The Progas would procure LNG directly from international competitive bidding and would be authorised to represent government of Pakistan where supplies are arranged on the basis of government-to-government negotiations such as with Qatar, Brunei, Algeria and others. Government guarantees as advised by the ministry of finance will be available for purchase of LNG while SSGC/SNGPL will purchase RLNG from Progas on back-to-back basis.
The RLNG will be delivered by terminal operator at SSGC’s on-shore delivery point from where a pipeline would transmit the gas to the existing transmission network in the national grid. The cost of imported LNG will be factored in the weighted average cost of gas and its impact transferred to consumers.
Since, Ogra has been opposed to such move; changes would be made in the Ogra Act perhaps through an ordinance. A part of the Gas Infrastructure Development Cess (GIDC) approved last year and made part of current year budget would also be utilised to fund the project to reduce the cost. The RLNG supplies will cover a part of gas requirements for about five years.
For long-term, Progas would invite private companies including existing capacity holders and terminal construction licence holders to bid for supply of RLNG and construction of LNG terminal and sell it to utilities or bulk consumers directly. Progas would also have the option to construct new LNG terminal.
The government will provide necessary sovereign guarantees in case RLNG is purchased by utility companies. This long-term project could commence RLNG supply in 30 months once the process of approval is complete but that may be implemented by the coming government.

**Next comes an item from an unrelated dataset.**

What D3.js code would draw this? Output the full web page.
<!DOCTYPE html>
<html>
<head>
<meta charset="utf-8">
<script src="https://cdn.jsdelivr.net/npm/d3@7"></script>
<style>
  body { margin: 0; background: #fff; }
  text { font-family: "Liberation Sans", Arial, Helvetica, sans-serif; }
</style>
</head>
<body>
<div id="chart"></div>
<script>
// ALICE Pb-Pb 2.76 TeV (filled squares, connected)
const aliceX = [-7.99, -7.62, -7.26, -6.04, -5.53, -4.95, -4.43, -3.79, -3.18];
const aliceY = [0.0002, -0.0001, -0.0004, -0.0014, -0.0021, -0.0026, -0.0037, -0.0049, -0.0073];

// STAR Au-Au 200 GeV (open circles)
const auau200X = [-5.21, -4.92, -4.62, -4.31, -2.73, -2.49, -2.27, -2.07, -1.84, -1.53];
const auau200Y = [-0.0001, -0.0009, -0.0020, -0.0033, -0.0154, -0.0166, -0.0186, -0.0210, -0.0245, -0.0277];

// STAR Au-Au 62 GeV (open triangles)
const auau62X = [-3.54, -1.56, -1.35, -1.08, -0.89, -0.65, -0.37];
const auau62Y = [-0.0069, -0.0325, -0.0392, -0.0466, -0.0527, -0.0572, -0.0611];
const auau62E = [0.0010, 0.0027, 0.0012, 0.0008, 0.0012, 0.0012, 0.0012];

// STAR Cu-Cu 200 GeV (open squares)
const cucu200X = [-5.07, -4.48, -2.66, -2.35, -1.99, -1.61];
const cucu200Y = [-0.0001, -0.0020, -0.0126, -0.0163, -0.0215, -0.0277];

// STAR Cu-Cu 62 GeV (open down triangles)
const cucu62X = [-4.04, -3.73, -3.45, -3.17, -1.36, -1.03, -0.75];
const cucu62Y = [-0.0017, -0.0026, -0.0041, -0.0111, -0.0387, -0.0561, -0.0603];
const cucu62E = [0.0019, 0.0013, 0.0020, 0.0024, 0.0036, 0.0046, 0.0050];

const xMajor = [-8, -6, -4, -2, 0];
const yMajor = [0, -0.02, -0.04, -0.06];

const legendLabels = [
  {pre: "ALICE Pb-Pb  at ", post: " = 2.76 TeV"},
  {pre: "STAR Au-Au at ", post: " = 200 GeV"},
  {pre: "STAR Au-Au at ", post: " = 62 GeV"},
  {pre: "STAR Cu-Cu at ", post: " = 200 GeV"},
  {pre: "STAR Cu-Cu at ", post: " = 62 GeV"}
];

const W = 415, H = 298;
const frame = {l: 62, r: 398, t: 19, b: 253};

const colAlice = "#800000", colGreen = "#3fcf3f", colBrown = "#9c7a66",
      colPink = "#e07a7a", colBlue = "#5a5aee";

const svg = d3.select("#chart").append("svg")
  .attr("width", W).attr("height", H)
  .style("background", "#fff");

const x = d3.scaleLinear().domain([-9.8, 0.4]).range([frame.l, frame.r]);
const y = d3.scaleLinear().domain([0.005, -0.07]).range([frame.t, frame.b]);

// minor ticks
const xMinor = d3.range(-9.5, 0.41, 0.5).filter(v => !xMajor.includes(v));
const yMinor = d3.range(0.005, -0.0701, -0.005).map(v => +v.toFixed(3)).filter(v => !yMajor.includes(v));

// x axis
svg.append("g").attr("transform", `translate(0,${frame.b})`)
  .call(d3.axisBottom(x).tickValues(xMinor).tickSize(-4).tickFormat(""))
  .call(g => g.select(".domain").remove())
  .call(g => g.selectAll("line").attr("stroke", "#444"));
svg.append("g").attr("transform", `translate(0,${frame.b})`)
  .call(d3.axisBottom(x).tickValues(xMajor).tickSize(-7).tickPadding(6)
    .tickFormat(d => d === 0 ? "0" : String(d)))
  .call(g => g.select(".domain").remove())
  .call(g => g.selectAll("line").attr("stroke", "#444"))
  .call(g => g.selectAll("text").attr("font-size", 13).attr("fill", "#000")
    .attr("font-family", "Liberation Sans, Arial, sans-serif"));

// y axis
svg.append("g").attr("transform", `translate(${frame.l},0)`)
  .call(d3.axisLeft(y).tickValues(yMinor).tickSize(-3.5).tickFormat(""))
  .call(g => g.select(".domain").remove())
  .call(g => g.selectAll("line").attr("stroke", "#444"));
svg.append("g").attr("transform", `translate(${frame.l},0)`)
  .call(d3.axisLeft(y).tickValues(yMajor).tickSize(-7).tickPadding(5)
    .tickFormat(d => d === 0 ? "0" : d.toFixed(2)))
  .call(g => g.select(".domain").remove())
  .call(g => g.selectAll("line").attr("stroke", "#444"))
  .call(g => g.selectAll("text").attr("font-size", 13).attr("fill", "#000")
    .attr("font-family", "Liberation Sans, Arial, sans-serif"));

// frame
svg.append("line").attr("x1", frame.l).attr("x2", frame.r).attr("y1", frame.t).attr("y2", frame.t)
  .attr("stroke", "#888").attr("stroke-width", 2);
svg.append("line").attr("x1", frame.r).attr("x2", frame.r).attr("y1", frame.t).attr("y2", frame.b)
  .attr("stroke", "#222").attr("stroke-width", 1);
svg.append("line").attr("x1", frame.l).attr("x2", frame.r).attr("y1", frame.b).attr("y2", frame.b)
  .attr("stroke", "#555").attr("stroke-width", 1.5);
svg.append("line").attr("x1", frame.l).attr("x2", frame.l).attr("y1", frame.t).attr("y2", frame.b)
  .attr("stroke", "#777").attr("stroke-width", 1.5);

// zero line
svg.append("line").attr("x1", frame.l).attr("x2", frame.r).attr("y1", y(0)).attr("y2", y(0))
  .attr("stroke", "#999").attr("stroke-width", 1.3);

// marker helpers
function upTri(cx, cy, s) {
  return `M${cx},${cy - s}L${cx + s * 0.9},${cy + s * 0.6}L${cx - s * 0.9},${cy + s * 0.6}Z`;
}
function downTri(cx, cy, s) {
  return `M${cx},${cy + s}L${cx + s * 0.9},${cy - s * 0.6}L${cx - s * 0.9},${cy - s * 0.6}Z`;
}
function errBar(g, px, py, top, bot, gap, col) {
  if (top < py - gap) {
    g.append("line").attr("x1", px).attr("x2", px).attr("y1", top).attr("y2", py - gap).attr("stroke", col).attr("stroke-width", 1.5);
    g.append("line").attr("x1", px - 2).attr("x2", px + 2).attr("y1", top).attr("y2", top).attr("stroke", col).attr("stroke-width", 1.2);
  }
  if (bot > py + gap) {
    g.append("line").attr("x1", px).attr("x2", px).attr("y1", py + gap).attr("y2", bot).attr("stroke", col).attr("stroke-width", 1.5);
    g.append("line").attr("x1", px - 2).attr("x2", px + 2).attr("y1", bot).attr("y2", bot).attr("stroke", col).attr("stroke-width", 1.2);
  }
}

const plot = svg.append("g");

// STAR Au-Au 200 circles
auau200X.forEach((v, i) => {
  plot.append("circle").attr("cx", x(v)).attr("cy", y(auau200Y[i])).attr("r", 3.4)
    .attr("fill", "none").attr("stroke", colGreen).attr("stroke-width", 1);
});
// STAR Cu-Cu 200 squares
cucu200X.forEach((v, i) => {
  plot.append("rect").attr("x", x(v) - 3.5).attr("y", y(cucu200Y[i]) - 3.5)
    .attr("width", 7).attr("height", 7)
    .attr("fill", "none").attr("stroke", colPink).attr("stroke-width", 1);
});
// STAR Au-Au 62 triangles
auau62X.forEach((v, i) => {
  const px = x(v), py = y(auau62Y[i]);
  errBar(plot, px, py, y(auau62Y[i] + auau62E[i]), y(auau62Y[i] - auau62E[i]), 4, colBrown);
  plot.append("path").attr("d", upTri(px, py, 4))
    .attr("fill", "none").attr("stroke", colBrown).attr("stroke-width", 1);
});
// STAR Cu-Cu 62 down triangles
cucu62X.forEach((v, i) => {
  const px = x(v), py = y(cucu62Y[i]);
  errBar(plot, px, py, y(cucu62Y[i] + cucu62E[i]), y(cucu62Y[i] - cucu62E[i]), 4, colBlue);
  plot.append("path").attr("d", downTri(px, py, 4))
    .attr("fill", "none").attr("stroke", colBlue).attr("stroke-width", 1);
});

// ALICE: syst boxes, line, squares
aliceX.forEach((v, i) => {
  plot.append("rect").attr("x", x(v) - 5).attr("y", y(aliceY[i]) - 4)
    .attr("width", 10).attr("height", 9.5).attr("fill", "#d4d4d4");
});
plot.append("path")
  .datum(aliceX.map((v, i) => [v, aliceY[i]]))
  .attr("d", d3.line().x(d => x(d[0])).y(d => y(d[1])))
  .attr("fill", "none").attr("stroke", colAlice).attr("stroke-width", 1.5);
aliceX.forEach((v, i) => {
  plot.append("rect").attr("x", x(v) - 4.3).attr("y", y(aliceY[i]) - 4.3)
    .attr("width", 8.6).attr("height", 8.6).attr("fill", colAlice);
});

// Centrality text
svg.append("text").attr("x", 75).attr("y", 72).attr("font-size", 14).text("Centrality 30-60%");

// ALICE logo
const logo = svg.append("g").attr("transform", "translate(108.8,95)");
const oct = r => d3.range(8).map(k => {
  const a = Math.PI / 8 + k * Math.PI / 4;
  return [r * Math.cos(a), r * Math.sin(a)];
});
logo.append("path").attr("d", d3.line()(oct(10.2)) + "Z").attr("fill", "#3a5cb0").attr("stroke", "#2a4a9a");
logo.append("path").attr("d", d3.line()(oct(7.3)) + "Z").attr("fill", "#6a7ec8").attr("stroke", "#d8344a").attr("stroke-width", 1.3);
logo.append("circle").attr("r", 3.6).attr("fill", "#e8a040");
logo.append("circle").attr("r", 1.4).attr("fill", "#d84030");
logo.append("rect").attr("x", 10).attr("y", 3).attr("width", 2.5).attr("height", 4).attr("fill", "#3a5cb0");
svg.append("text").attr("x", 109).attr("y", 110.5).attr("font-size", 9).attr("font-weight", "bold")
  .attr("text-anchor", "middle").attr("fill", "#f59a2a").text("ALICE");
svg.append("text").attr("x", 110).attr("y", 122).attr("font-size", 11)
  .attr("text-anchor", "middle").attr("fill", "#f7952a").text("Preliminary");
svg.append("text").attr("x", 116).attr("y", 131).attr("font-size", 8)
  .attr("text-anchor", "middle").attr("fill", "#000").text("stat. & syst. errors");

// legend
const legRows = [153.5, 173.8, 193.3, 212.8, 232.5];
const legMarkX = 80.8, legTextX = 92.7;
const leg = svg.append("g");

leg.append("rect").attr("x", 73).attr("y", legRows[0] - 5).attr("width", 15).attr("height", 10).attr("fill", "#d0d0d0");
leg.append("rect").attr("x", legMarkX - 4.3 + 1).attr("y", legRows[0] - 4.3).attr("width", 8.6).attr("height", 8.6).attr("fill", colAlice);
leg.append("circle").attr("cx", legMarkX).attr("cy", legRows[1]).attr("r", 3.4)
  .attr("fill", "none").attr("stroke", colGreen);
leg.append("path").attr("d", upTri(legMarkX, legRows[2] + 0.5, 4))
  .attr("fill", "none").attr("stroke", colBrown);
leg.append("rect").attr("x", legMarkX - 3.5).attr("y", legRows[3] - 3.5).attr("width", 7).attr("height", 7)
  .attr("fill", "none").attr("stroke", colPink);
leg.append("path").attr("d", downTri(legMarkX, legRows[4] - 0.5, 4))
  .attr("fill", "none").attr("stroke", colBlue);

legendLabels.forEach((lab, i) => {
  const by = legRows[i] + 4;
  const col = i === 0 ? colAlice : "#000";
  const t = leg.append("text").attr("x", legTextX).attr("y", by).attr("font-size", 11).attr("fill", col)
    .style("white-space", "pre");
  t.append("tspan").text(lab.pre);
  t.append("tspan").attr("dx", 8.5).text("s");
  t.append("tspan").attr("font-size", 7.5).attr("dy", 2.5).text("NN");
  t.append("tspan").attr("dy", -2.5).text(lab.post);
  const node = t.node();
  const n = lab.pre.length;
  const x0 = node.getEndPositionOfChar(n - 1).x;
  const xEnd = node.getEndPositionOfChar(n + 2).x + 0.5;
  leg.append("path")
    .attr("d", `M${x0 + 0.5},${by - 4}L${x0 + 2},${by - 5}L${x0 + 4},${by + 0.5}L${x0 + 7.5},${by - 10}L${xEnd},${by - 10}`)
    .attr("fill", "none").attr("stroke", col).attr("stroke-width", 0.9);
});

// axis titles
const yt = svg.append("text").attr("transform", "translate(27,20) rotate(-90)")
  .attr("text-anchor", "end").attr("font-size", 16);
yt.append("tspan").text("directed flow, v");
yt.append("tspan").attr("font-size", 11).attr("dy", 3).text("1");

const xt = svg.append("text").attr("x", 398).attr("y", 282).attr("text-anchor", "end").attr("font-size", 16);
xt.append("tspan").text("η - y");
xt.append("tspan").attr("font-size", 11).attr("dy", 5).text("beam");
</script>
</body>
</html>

The previous attempts for LNG import have almost reached a dead end in absence of a buyer-seller arrangement between LNG importers and end-users for lack of adequate guarantees owing to huge pile up of circular debt, affecting the ability of the potential buyers to regularly pay for LNG usage. A demand for sovereign guarantee by existing capacity and license holders has met deadlock owing to a lapse in the existing LNG policy which is now being amended.